Camus hat sich über seine Rolle im Widerstand stets sehr zurückhaltend geäußert und den Orden, der ihm später für seine Verdienste im Widerstand verliehen wurde, so gut wie nie getragen. An Francine schreibt er im September 1944 nach Oran:

«Nachdem ich versucht habe, über Spanien nach Hause zu kommen, und es angesichts der Aussicht, dabei verhaftet und in meinem Zustand mehrere Monate in ein Lager oder ein Gefängnis gesperrt zu werden, wieder aufgegeben habe, bin ich der Widerstandsbewegung beigetreten. Ich habe darüber lange nachgedacht und mich ganz bewusst dafür entschieden, weil es meine Pflicht ist. Ich habe schon in der Auvergne damit begonnen und danach mit Pia in Paris in der Combat-Bewegung weitergemacht».[174]

Noch in Lyon bekommt Camus falsche Papiere auf den Namen Albert Mathé, Journalist, geboren 7. Mai 1911. An Kämpfen oder Anschlägen war er nie beteiligt. Sein Beitrag zur Résistance sind seine Worte.

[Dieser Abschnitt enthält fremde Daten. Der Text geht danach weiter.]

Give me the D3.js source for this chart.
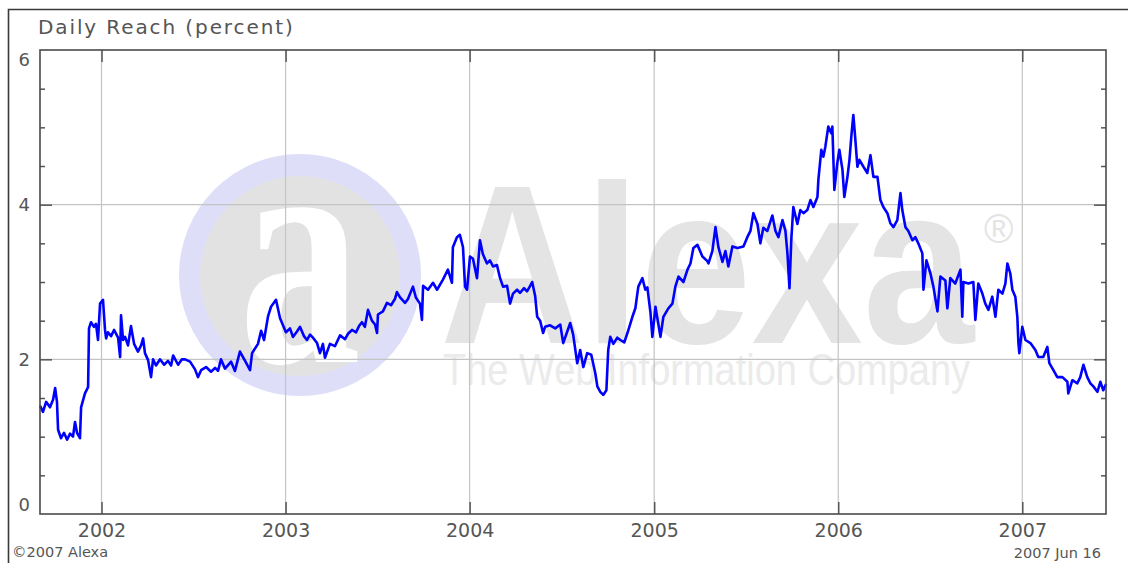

Im General de Gaulle ergebenen Combat schreibt er nach der Landung der Alliierten in der Normandie feurige Aufrufe an «die Franzosen», sich am Widerstand zu beteiligen: «Es gibt nur einen einzigen Kampf, und wenn ihr daran nicht teilnehmt, wird euch unser Feind Tag für Tag beweisen, dass er auch euer Feind ist. Nehmt eure Plätze ein, wenn euch das Schicksal all dessen, was ihr liebt und achtet, etwas wert ist.»[175] Nur wenige Monate nach dem Erscheinen seines Plädoyers für den heldenhaften Gleichmut vor dem absurden Schicksal ruft der Verfasser des Sisyphos die Nation zum Kampf auf.

Camus fühlt sich nicht wohl mit diesem Widerspruch. Er versucht sich zu erklären. An Grenier schreibt er:

«Mein Essay fasst noch nicht alles zusammen. Die logischen Folgen einer Philosophie des Nichtbedeutens blieben bisher im Dunkeln. Ich habe versucht, das zu zeigen. Ich habe mehr als jeder andere die Widersprüche dieser Haltung aufgespürt. Sie hängen damit zusammen, dass diese Philosophie alle Werturteile eliminiert. Das geht nicht, denn alle Handlungen unseres Lebens sind Werturteile.»[176]